INPUT:
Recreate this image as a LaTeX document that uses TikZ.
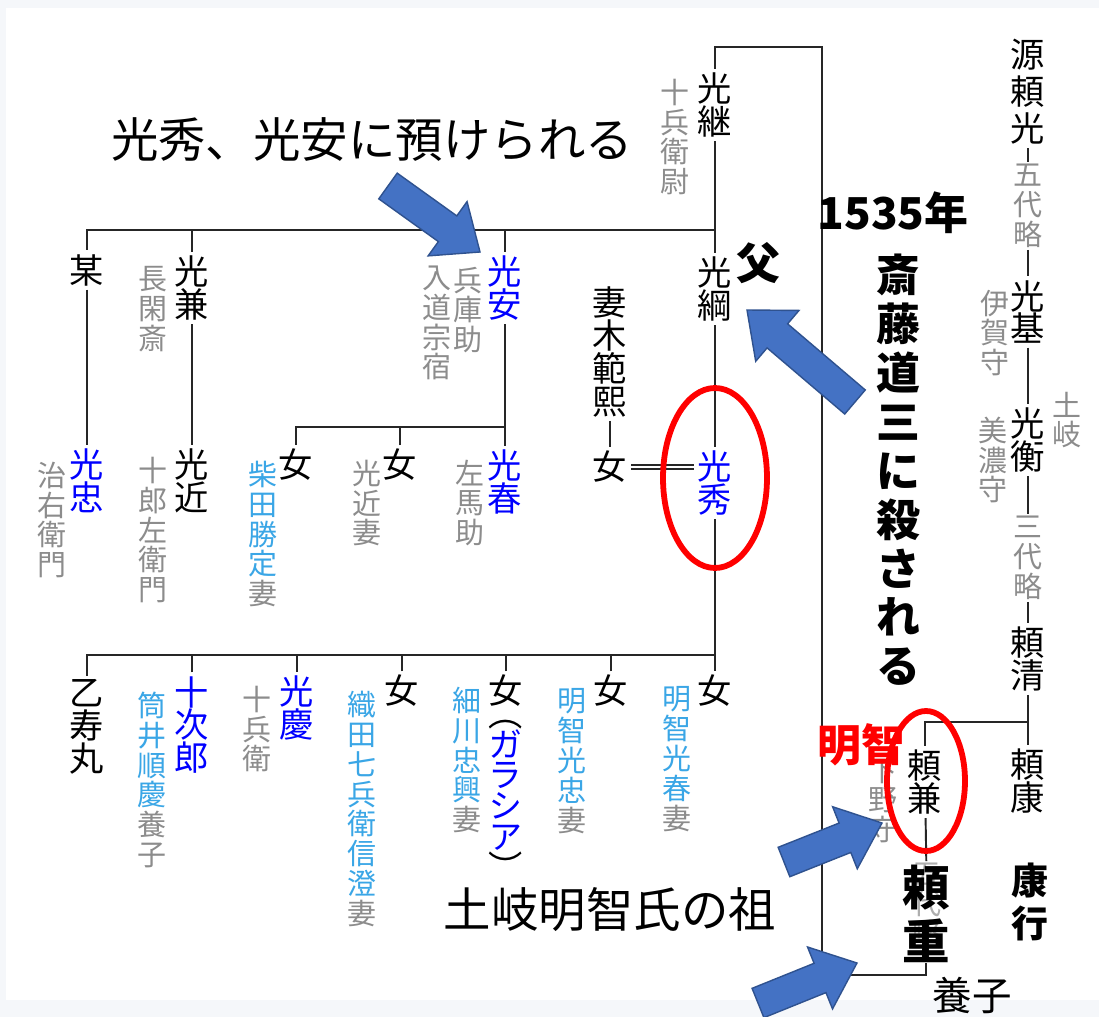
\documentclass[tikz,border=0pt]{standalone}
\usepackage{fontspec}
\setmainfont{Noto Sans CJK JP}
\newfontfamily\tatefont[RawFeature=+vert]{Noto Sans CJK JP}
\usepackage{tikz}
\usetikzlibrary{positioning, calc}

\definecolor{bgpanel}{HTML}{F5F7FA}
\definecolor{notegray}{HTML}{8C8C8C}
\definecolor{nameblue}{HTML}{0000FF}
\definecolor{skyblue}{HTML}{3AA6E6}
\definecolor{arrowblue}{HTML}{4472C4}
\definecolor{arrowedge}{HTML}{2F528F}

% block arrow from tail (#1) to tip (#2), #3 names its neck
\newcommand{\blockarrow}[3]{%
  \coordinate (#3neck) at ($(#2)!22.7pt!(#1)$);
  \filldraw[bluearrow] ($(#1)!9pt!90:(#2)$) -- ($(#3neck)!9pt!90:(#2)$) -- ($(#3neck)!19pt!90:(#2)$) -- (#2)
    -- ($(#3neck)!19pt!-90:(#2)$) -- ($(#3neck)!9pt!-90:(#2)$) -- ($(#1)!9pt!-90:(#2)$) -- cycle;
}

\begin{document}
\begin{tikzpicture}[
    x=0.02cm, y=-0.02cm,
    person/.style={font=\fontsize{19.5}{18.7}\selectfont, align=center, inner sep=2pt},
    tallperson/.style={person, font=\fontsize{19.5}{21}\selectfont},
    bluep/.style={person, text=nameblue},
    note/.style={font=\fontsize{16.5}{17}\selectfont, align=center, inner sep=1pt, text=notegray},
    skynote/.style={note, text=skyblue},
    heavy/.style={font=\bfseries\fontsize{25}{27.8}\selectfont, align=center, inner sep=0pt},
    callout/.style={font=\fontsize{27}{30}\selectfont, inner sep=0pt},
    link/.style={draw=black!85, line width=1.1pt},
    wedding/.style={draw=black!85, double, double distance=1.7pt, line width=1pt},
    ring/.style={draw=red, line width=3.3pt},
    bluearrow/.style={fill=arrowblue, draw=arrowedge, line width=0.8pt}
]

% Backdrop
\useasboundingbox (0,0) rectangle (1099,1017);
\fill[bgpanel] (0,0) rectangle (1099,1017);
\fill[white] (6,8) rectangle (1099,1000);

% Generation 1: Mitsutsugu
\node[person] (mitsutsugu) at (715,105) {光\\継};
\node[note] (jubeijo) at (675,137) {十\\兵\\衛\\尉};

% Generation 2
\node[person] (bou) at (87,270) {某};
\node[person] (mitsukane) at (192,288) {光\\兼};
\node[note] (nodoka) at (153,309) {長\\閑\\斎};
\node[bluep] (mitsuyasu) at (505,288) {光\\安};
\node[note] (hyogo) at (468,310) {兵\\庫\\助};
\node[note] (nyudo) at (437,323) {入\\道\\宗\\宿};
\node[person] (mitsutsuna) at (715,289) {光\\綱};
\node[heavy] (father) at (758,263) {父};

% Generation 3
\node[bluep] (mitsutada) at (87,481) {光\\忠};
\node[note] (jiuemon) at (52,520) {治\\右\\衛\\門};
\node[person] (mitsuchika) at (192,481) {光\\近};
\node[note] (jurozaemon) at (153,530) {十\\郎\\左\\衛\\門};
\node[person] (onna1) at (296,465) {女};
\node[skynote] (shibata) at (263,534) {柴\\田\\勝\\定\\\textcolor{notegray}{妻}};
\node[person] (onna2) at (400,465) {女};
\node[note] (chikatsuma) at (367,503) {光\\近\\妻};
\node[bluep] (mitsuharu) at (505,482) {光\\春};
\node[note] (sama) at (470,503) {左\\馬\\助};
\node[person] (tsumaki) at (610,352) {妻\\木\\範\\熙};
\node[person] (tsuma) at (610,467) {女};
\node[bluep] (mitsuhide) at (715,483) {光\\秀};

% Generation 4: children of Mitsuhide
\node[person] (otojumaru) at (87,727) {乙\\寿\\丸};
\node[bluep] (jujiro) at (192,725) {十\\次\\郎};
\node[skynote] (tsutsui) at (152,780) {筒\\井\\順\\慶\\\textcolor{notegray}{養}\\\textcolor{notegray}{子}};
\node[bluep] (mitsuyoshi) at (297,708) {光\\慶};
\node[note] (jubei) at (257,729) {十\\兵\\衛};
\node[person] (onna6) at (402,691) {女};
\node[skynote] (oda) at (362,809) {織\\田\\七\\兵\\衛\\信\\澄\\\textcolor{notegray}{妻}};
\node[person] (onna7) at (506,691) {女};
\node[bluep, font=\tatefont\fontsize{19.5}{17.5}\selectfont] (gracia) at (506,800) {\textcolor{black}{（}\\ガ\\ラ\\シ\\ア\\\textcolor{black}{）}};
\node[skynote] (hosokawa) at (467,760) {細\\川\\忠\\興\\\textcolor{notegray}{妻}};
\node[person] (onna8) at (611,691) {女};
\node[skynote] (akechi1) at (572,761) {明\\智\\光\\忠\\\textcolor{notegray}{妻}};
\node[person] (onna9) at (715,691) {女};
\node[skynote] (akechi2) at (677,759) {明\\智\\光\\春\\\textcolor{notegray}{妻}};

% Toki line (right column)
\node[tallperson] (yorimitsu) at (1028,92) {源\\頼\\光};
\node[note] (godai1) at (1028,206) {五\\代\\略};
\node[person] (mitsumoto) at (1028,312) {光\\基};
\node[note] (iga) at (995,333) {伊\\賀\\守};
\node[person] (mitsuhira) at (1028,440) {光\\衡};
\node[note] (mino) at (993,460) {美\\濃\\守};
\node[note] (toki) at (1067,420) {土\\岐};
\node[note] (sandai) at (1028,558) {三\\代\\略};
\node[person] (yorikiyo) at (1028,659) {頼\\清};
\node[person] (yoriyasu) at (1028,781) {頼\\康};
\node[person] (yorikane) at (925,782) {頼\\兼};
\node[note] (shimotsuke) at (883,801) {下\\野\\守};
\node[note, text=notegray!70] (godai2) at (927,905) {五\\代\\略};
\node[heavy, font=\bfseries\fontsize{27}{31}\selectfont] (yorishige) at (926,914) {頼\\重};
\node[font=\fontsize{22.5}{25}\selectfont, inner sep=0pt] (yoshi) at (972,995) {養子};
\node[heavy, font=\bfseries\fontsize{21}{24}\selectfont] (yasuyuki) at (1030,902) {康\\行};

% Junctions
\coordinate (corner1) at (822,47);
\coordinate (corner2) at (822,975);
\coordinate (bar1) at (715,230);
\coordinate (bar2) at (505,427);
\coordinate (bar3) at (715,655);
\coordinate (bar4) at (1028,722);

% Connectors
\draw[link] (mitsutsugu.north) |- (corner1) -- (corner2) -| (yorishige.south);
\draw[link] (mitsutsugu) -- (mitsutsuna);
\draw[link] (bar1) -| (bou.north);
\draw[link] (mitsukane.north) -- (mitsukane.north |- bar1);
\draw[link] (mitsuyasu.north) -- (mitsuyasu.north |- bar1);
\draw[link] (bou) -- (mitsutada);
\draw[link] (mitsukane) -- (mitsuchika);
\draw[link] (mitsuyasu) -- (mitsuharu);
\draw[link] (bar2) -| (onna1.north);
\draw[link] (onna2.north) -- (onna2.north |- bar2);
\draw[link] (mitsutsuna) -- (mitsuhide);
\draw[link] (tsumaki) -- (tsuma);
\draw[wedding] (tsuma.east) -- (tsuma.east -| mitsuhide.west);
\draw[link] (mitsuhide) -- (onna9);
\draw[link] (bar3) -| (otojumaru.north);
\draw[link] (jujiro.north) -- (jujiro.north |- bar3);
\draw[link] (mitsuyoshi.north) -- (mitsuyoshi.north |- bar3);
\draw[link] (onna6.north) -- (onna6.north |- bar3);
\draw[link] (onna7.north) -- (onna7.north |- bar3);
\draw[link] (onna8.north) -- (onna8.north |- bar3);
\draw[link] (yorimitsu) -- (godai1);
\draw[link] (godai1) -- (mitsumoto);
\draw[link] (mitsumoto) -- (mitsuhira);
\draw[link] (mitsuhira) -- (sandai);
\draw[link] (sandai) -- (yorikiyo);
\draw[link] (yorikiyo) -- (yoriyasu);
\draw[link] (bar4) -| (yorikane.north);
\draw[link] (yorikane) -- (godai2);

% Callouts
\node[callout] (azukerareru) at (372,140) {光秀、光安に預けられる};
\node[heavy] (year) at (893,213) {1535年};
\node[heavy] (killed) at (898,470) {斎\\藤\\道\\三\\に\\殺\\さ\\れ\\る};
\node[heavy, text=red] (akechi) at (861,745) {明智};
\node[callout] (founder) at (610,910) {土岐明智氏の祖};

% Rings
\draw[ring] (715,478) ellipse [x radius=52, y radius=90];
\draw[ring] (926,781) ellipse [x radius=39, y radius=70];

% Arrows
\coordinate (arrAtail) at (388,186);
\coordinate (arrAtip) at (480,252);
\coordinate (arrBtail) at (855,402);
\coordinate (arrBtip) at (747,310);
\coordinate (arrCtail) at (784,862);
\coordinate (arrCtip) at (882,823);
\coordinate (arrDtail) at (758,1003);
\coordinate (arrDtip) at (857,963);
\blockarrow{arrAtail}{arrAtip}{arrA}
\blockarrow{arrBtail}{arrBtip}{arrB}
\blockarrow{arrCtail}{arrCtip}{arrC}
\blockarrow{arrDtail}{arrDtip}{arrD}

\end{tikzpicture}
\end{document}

...

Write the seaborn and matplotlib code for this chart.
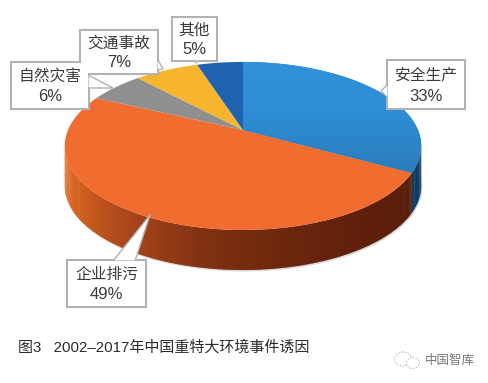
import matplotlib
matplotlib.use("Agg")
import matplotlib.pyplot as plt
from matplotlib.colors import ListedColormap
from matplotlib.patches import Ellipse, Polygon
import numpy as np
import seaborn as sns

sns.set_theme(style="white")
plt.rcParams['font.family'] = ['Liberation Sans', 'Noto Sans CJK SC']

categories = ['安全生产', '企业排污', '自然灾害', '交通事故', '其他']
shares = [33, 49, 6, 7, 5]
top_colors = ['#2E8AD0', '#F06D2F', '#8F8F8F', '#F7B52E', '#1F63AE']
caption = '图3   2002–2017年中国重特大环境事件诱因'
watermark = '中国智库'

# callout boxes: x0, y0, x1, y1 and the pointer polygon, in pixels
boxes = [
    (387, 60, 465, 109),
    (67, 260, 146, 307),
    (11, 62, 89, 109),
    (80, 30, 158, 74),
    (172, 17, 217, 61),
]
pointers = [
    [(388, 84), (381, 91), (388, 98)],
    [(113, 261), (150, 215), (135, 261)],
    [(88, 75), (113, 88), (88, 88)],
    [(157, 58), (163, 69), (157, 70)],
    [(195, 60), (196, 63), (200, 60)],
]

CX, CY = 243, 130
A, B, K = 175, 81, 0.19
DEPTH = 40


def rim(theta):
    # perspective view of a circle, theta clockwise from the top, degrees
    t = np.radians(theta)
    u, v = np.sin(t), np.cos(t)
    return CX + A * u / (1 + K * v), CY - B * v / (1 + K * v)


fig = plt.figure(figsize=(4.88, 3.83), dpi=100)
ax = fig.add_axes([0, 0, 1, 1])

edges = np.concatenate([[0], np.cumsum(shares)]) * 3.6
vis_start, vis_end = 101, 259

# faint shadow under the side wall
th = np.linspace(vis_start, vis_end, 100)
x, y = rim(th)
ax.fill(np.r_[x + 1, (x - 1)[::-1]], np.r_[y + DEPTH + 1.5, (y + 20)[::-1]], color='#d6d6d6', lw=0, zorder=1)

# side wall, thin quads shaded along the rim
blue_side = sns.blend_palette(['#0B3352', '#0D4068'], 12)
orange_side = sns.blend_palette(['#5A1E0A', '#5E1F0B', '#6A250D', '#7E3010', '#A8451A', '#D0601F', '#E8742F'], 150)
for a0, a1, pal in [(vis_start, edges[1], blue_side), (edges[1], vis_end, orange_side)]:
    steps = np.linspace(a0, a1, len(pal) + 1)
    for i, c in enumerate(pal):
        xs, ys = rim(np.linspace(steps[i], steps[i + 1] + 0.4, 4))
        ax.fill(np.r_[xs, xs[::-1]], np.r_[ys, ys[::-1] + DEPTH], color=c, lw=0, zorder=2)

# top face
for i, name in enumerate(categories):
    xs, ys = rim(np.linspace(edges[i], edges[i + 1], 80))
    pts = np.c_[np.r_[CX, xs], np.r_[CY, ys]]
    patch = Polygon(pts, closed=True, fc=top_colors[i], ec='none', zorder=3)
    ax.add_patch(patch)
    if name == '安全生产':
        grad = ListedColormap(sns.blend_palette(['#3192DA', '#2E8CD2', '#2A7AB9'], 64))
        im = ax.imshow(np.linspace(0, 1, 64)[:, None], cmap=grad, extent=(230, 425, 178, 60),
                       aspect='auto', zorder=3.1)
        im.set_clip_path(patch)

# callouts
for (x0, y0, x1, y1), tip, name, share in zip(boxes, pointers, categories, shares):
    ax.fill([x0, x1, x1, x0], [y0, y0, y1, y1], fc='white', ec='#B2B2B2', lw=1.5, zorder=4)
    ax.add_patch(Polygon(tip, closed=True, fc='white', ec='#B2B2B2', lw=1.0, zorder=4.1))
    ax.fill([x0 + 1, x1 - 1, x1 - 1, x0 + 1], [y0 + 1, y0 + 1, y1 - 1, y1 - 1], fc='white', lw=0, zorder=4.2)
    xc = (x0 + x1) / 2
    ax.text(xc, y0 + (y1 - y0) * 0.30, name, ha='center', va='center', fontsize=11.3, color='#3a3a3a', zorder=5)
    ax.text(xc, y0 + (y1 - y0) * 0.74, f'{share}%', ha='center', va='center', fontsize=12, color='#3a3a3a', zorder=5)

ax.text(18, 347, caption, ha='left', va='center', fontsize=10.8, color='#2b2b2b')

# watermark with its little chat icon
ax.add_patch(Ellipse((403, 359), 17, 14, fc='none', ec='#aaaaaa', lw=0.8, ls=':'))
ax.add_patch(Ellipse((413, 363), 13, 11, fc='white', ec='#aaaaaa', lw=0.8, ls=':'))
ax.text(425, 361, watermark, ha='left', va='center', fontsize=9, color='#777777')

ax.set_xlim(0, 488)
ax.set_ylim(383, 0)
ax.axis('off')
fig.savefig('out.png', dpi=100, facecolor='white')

PROBLEM TO WORK ON: Using the data above, which lines fall from the one with "Write the seaborn" through the one with "vis_start, vis_end = 101, 259"? Repeat them exactly, ends included, minus any pictures.

EXERCISE RESULT:
Write the seaborn and matplotlib code for this chart.
import matplotlib
matplotlib.use("Agg")
import matplotlib.pyplot as plt
from matplotlib.colors import ListedColormap
from matplotlib.patches import Ellipse, Polygon
import numpy as np
import seaborn as sns

sns.set_theme(style="white")
plt.rcParams['font.family'] = ['Liberation Sans', 'Noto Sans CJK SC']

categories = ['安全生产', '企业排污', '自然灾害', '交通事故', '其他']
shares = [33, 49, 6, 7, 5]
top_colors = ['#2E8AD0', '#F06D2F', '#8F8F8F', '#F7B52E', '#1F63AE']
caption = '图3   2002–2017年中国重特大环境事件诱因'
watermark = '中国智库'

# callout boxes: x0, y0, x1, y1 and the pointer polygon, in pixels
boxes = [
    (387, 60, 465, 109),
    (67, 260, 146, 307),
    (11, 62, 89, 109),
    (80, 30, 158, 74),
    (172, 17, 217, 61),
]
pointers = [
    [(388, 84), (381, 91), (388, 98)],
    [(113, 261), (150, 215), (135, 261)],
    [(88, 75), (113, 88), (88, 88)],
    [(157, 58), (163, 69), (157, 70)],
    [(195, 60), (196, 63), (200, 60)],
]

CX, CY = 243, 130
A, B, K = 175, 81, 0.19
DEPTH = 40


def rim(theta):
    # perspective view of a circle, theta clockwise from the top, degrees
    t = np.radians(theta)
    u, v = np.sin(t), np.cos(t)
    return CX + A * u / (1 + K * v), CY - B * v / (1 + K * v)


fig = plt.figure(figsize=(4.88, 3.83), dpi=100)
ax = fig.add_axes([0, 0, 1, 1])

edges = np.concatenate([[0], np.cumsum(shares)]) * 3.6
vis_start, vis_end = 101, 259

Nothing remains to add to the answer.